▸ **WRITTEN PROBLEM**:
The lines from the top of the material through the line with "const repValues = [rep1, rep2, rep3, rep4];" are to be set down exactly. Leave the pictures out.
* Start *
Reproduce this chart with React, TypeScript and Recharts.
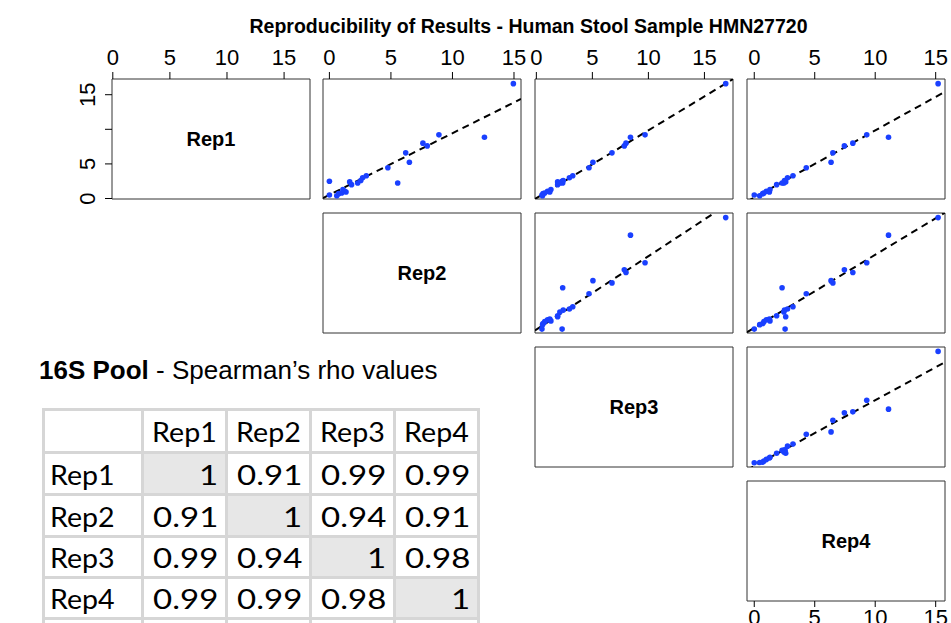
import React from "react";
import {
  ScatterChart,
  Scatter,
  XAxis,
  YAxis,
  ReferenceLine,
  ReferenceArea,
} from "recharts";

const FONT = "'Liberation Sans', Arial, Helvetica, sans-serif";
const TABLE_FONT = "Lato, 'Open Sans', sans-serif";

const reps = ["Rep1", "Rep2", "Rep3", "Rep4"];

// abundance of each taxon (same order in every replicate)
const rep1 = [16.6, 8.85, 9.2, 8.0, 7.6, 6.6, 5.25, 4.45, 2.25, 2.5, 3.3, 3.0, 2.6, 2.4, 2.0, 2.25, 0.5, 0.7, 1.05, 0.95, 0.8, 0.4, 1.3];
const rep2 = [14.95, 12.6, 8.9, 7.6, 7.95, 6.2, 6.5, 4.75, 5.55, 0.0, 3.0, 2.7, 2.55, 1.65, 1.8, 2.3, 0.0, 0.75, 1.25, 1.35, 1.0, 0.6, 1.1];
const rep3 = [16.9, 8.4, 9.7, 8.0, 7.85, 6.75, 5.05, 4.7, 2.35, 2.3, 3.25, 2.95, 2.4, 1.9, 1.9, 2.1, 0.5, 0.6, 1.0, 1.2, 0.75, 0.55, 1.3];
const rep4 = [15.2, 11.1, 9.3, 8.15, 7.45, 6.5, 6.35, 4.3, 2.3, 2.55, 3.2, 2.75, 2.5, 2.6, 1.85, 2.45, 0.0, 0.7, 1.0, 1.25, 0.8, 0.45, 1.3];
const repValues = [rep1, rep2, rep3, rep4];

// axis range of each replicate (pairs() style, 4% padding)
const domainLo = [-0.07, -0.52, -0.12, -0.6];
const domainHi = [17.27, 15.57, 17.55, 15.77];
const axisTicks = [0, 5, 10, 15];

// dashed fit lines of the upper panels (y = row replicate, x = col replicate)
const fitRows = [0, 0, 0, 1, 1, 2];
const fitCols = [1, 2, 3, 2, 3, 3];
const fitSlopes = [0.89, 0.98, 0.97, 0.985, 0.98, 0.97];
const fitIntercepts = [0.53, 0.05, 0.14, -0.07, 0.17, 0.02];

// Spearman's rho table
const rhoRep1 = [1, 0.91, 0.99, 0.99];
const rhoRep2 = [0.91, 1, 0.94, 0.91];
const rhoRep3 = [0.99, 0.94, 1, 0.98];
const rhoRep4 = [0.99, 0.99, 0.98, 1];
const rhoRows = [rhoRep1, rhoRep2, rhoRep3, rhoRep4];

// layout
const panelLeft = [112, 323, 535, 747];
const panelTop = [79, 213, 347, 481];
const PW = 198;
const PH = 120;

const colEdges = [43, 142, 226, 310, 394, 478];
const rowEdges = [409, 452, 494, 536, 577, 618, 660];

const Dot = (props: any) => (
  <circle cx={props.cx} cy={props.cy} r={2.8} fill="#1a40ff" />
);

// rotated tick labels on the left axis, R skips the "10" label (overlap)
const RotTick = (props: any) => {
  const { x, y, payload } = props;
  if (payload.value === 10) return null;
  return (
    <text
      transform={`translate(${x},${y}) rotate(-90)`}
      textAnchor="middle"
      fontSize={22}
      fontFamily={FONT}
      fill="#000"
    >
      {payload.value}
    </text>
  );
};

function Panel({ row, col }: { row: number; col: number }) {
  const hasTop = row === 0;
  const hasLeft = row === 0 && col === 0;
  const hasRight = col === 3;
  const hasBottom = row === 3 && col === 3;
  const mt = hasTop ? 40 : 0;
  const ml = hasLeft ? 45 : 0;
  const mr = hasRight ? 6 : 0;
  const mb = hasBottom ? 22 : 0;

  const xlo = domainLo[col];
  const xhi = domainHi[col];
  const ylo = domainLo[row];
  const yhi = domainHi[row];
  const diag = row === col;

  const points = diag
    ? []
    : repValues[col].map((v, i) => ({ x: v, y: repValues[row][i] }));

  const k = fitRows.findIndex((r, i) => r === row && fitCols[i] === col);
  const segment =
    k >= 0
      ? [
          { x: xlo, y: fitSlopes[k] * xlo + fitIntercepts[k] },
          { x: xhi, y: fitSlopes[k] * xhi + fitIntercepts[k] },
        ]
      : null;

  const tickStyle = { fontSize: 22, fill: "#000", fontFamily: FONT };

  return (
    <div
      style={{
        position: "absolute",
        left: panelLeft[col] - ml,
        top: panelTop[row] - mt,
      }}
    >
      <ScatterChart
        width={ml + PW + mr}
        height={mt + PH + mb}
        margin={{ top: 0, right: 0, bottom: 0, left: 0 }}
      >
        <XAxis
          xAxisId="top"
          type="number"
          dataKey="x"
          orientation="top"
          domain={[xlo, xhi]}
          allowDataOverflow
          ticks={axisTicks}
          interval={0}
          hide={!hasTop}
          height={mt}
          axisLine={false}
          tickLine={{ stroke: "#000" }}
          tickSize={7}
          tickMargin={7}
          tick={tickStyle}
        />
        <XAxis
          xAxisId="bottom"
          type="number"
          dataKey="x"
          orientation="bottom"
          domain={[xlo, xhi]}
          allowDataOverflow
          ticks={axisTicks}
          interval={0}
          hide={!hasBottom}
          height={mb}
          axisLine={false}
          tickLine={{ stroke: "#000" }}
          tickSize={6}
          tickMargin={2}
          tick={tickStyle}
        />
        <YAxis
          yAxisId="left"
          type="number"
          dataKey="y"
          orientation="left"
          domain={[ylo, yhi]}
          allowDataOverflow
          ticks={axisTicks}
          interval={0}
          hide={!hasLeft}
          width={ml}
          axisLine={false}
          tickLine={{ stroke: "#000" }}
          tickSize={7}
          tickMargin={10}
          tick={<RotTick />}
        />
        <YAxis
          yAxisId="right"
          type="number"
          dataKey="y"
          orientation="right"
          domain={[ylo, yhi]}
          allowDataOverflow
          ticks={axisTicks}
          interval={0}
          hide={!hasRight}
          width={mr}
          axisLine={false}
          tickLine={{ stroke: "#000" }}
          tickSize={6}
          tick={false}
        />
        <ReferenceArea
          xAxisId="top"
          yAxisId="left"
          x1={xlo}
          x2={xhi}
          y1={ylo}
          y2={yhi}
          fill="#fff"
          fillOpacity={0}
          stroke="#333"
          strokeWidth={1}
          ifOverflow="visible"
          label={
            diag
              ? {
                  value: reps[row],
                  position: "center",
                  fontSize: 20,
                  fontWeight: "bold",
                  fill: "#000",
                  fontFamily: FONT,
                }
              : undefined
          }
        />
        {segment && (
          <ReferenceLine
            xAxisId="top"
            yAxisId="left"
            segment={segment}
            stroke="#000"
            strokeWidth={2}
            strokeDasharray="7 5"
            ifOverflow="hidden"
          />
        )}
        <Scatter
          xAxisId="top"
          yAxisId="left"
          data={points}
          shape={Dot}
          isAnimationActive={false}
        />
      </ScatterChart>
    </div>
  );
}

function RhoTable() {
  const cells: React.ReactNode[] = [];
  for (let r = 0; r < rowEdges.length - 1; r++) {
    for (let c = 0; c < colEdges.length - 1; c++) {
      const left = colEdges[c] + 1.5;
      const top = rowEdges[r] + 1.5;
      const w = colEdges[c + 1] - colEdges[c] - 3;
      const h = rowEdges[r + 1] - rowEdges[r] - 3;
      const isDiag = r >= 1 && r <= 4 && r === c;
      let content: React.ReactNode = null;
      let align: "left" | "right" | "center" = "right";
      if (r === 0 && c >= 1) {
        content = (
          <span
            style={{
              display: "inline-block",
              transform: "scaleX(1.1)",
              transformOrigin: "center",
            }}
          >
            {reps[c - 1]}
          </span>
        );
        align = "center";
      } else if (r >= 1 && r <= 4 && c === 0) {
        content = (
          <span
            style={{
              display: "inline-block",
              transform: "scaleX(1.1)",
              transformOrigin: "left center",
            }}
          >
            {reps[r - 1]}
          </span>
        );
        align = "left";
      } else if (r >= 1 && r <= 4) {
        content = (
          <span
            style={{
              display: "inline-block",
              transform: "scaleX(1.27)",
              transformOrigin: "right center",
            }}
          >
            {rhoRows[r - 1][c - 1]}
          </span>
        );
      }
      cells.push(
        <div
          key={`${r}-${c}`}
          style={{
            position: "absolute",
            left,
            top,
            width: w,
            height: h,
            background: isDiag ? "#e7e7e7" : "#fff",
            boxSizing: "border-box",
            paddingLeft: align === "left" ? 5 : 0,
            paddingRight: align === "right" ? 6 : 0,
            paddingTop: 3,
            textAlign: align,
            fontFamily: TABLE_FONT,
            fontSize: 26,
            lineHeight: `${h - 3}px`,
            color: "#000",
            whiteSpace: "nowrap",
          }}
        >
          {content}
        </div>
      );
    }
  }
  return (
    <>
      <div
        style={{
          position: "absolute",
          left: colEdges[0] - 1.5,
          top: rowEdges[0] - 1.5,
          width: colEdges[colEdges.length - 1] - colEdges[0] + 3,
          height: rowEdges[rowEdges.length - 1] - rowEdges[0] + 3,
          background: "#d6d6d6",
        }}
      />
      {cells}
    </>
  );
}

export default function App() {
  const panels: React.ReactNode[] = [];
  for (let r = 0; r < 4; r++) {
    for (let c = r; c < 4; c++) {
      panels.push(<Panel key={`${r}-${c}`} row={r} col={c} />);
    }
  }
  return (
    <div
      style={{
        position: "absolute",
        left: 0,
        top: 0,
        width: 951,
        height: 623,
        overflow: "hidden",
        background: "#fff",
      }}
    >
      <style>{`.recharts-surface { overflow: visible; }`}</style>
      <div
        style={{
          position: "absolute",
          left: 228.5,
          top: 16,
          width: 600,
          textAlign: "center",
          fontFamily: FONT,
          fontWeight: "bold",
          fontSize: 19.5,
          lineHeight: "20px",
          color: "#000",
          whiteSpace: "nowrap",
        }}
      >
        Reproducibility of Results - Human Stool Sample HMN27720
      </div>
      {panels}
      <div
        style={{
          position: "absolute",
          left: 39,
          top: 355,
          fontFamily: FONT,
          fontSize: 26,
          lineHeight: "30px",
          color: "#000",
          whiteSpace: "nowrap",
        }}
      >
        <b>16S Pool</b> - Spearman’s rho values
      </div>
      <RhoTable />
    </div>
  );
}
* End *
▸ **CORRECT RESULT**:
Reproduce this chart with React, TypeScript and Recharts.
import React from "react";
import {
  ScatterChart,
  Scatter,
  XAxis,
  YAxis,
  ReferenceLine,
  ReferenceArea,
} from "recharts";

const FONT = "'Liberation Sans', Arial, Helvetica, sans-serif";
const TABLE_FONT = "Lato, 'Open Sans', sans-serif";

const reps = ["Rep1", "Rep2", "Rep3", "Rep4"];

// abundance of each taxon (same order in every replicate)
const rep1 = [16.6, 8.85, 9.2, 8.0, 7.6, 6.6, 5.25, 4.45, 2.25, 2.5, 3.3, 3.0, 2.6, 2.4, 2.0, 2.25, 0.5, 0.7, 1.05, 0.95, 0.8, 0.4, 1.3];
const rep2 = [14.95, 12.6, 8.9, 7.6, 7.95, 6.2, 6.5, 4.75, 5.55, 0.0, 3.0, 2.7, 2.55, 1.65, 1.8, 2.3, 0.0, 0.75, 1.25, 1.35, 1.0, 0.6, 1.1];
const rep3 = [16.9, 8.4, 9.7, 8.0, 7.85, 6.75, 5.05, 4.7, 2.35, 2.3, 3.25, 2.95, 2.4, 1.9, 1.9, 2.1, 0.5, 0.6, 1.0, 1.2, 0.75, 0.55, 1.3];
const rep4 = [15.2, 11.1, 9.3, 8.15, 7.45, 6.5, 6.35, 4.3, 2.3, 2.55, 3.2, 2.75, 2.5, 2.6, 1.85, 2.45, 0.0, 0.7, 1.0, 1.25, 0.8, 0.45, 1.3];
const repValues = [rep1, rep2, rep3, rep4];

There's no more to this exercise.